In a re-organisation to focus on its Scandinavian market it will divest its shareholdings in bmi, Estonian Air, regional carrier Skyways, Air Greenland, and other companies. SAS Group has already agreed to sell its Spanair and Air Baltic shares.

SAS will reduce capacity to focus on profitable business routes and will axe 16 aircraft from its main carrier Scandinavian Airlines' fleet - two long-haul and 14 short-haul. It expects to cut the number of routes by 40% and capacity by a fifth.

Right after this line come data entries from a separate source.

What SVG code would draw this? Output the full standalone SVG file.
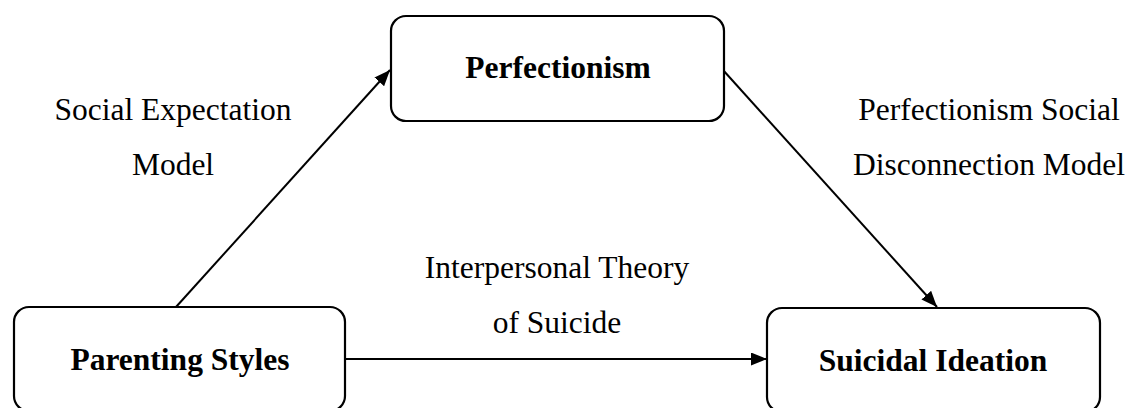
<svg xmlns="http://www.w3.org/2000/svg" width="1134" height="408" viewBox="0 0 1134 408">
<style>
.box{fill:#fff;stroke:#000;stroke-width:2.2}
text{font-family:'Liberation Serif',serif;fill:#000;text-anchor:middle;font-size:31.5px}
.nt{font-weight:bold}
.edge{stroke:#000;stroke-width:2;fill:none;marker-end:url(#ah)}
</style>
<defs>
<marker id="ah" markerUnits="userSpaceOnUse" markerWidth="17" markerHeight="13" refX="16" refY="6.5" orient="auto">
<path d="M0,0 L16,6.5 L0,13 z" fill="#000"/>
</marker>
</defs>
<rect width="1134" height="408" fill="#fff"/>
<g id="connectors">
<line class="edge" x1="176" y1="307" x2="390" y2="70"/>
<line class="edge" x1="723" y1="70" x2="937" y2="307"/>
<line class="edge" x1="345" y1="359" x2="767" y2="359"/>
</g>
<g id="labels">
<text class="lt" x="173" y="120">Social Expectation</text>
<text class="lt" x="173" y="175">Model</text>
<text class="lt" x="989" y="120">Perfectionism Social</text>
<text class="lt" x="989" y="175">Disconnection Model</text>
<text class="lt" x="557" y="278">Interpersonal Theory</text>
<text class="lt" x="557" y="333">of Suicide</text>
</g>
<g id="perfectionism">
<rect class="box" x="391" y="16" width="333" height="105" rx="15"/>
<text class="nt" x="558" y="78">Perfectionism</text>
</g>
<g id="parenting">
<rect class="box" x="14" y="307" width="331" height="104" rx="15"/>
<text class="nt" x="180" y="370">Parenting Styles</text>
</g>
<g id="suicidal">
<rect class="box" x="767" y="308" width="333" height="104" rx="15"/>
<text class="nt" x="933" y="371">Suicidal Ideation</text>
</g>
</svg>
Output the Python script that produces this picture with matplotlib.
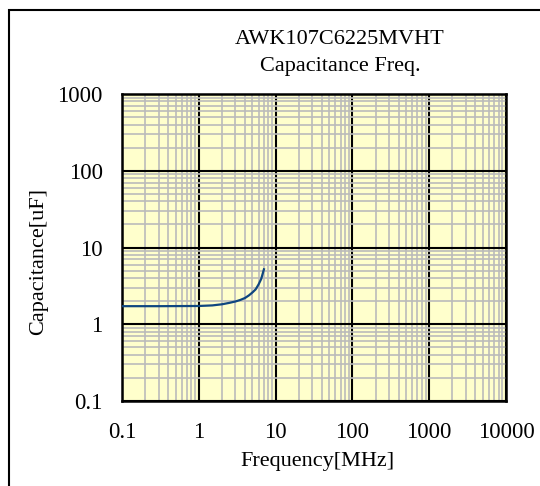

The overhaul is designed to concentrate activities on business destinations. Most of the routes to be discontinued, it says, are leisure connections. SAS has since confirmed cuts include Copenhagen-Seattle and Stockholm flights to Beijing and Bangkok, though there are extra flights to the Asian cities from Copenhagen.

Some 8,600 positions will be affected under the Core SAS programme. About 3,000 jobs will be lost while the remaining 5,600, of which 3,000 are linked to Spanair, will be associated with the divestments and outsourcing.

As part of the plans SAS Group is to eliminate its three separate airline subsidiary companies, as well as its long-haul arm, and instead centralise their operations in Scandinavia by setting up three new base organisations at Copenhagen, Stockholm and Oslo with responsibility for both short-haul and long-haul operations. It effectively reverses the move, five years ago, to split the Scandinavian Airlines operation into separate Norwegian, Swedish and Danish carriers - each with overall national responsibility - plus the SAS International long-haul division.

SAS Group estimates that Core SAS will reduce revenue by around a quarter but generate a SKr7 billion improvement in earnings compared with its 2008 full-year figures. It has just recorded a heavy full-year net loss of SKr6.3 billion for 2008, though much of this is related to the planned sale of Spanair. It has agreed to sell Spanair to Spanish investors and has braced itself to absorb a SKr4.9 billion impact from the transaction.

The group will also seek approval for a planned SKr6 billion rights issue in March to support the restructuring and says its three Nordic government shareholders support the plan and intend to participate. Once complete the rights issue will increase the group's equity from about SKr9 billion to SKr15 billion.